Republican commissioner Michael Powell, Colin Powell's son and a former Justice Department antitrust prosecutor, scolded: "I look at the heavy-handed tactics of some of your local [cable] operators and your promise to work for open instant-messaging access, and I don't see a good track record."

On the other hand, Powell worried aloud that there was little justification in interfering with the deal. "Regulatory intervention can raise costs, distort market development, impede the flow of capital and be a nightmare to manage and enforce. Particularly when dealing with vibrant markets in their infancy, we should be very reluctant to accept the propriety of a regulatory solution, even where the possibility of an acute problem exists," he said.

The commission has three options: approve the license transfers, deny them outright or approve them with conditions.
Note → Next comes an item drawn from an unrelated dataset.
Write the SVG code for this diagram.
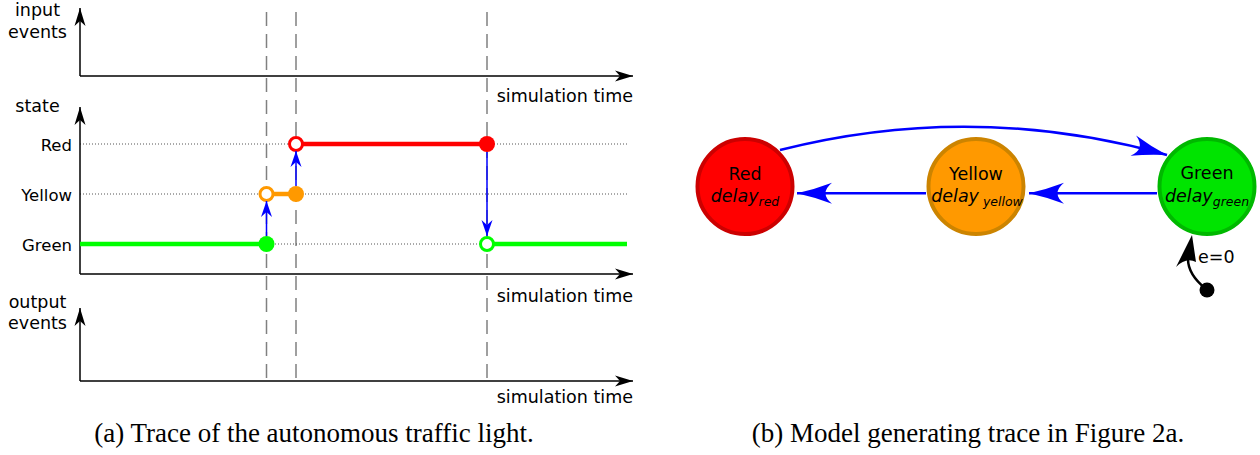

The smart money is on the third option. FCC watchers believe Kennard and his allies will insist the corporations agree in writing to achieve complete instant messaging interoperability and to give competing ISP companies unfettered access to AOL Time Warner regional cable platforms.

There's no formal deadline, but one source says the staff has been told to wind up its work by August, meaning the full commission could make a decision by late September or early October.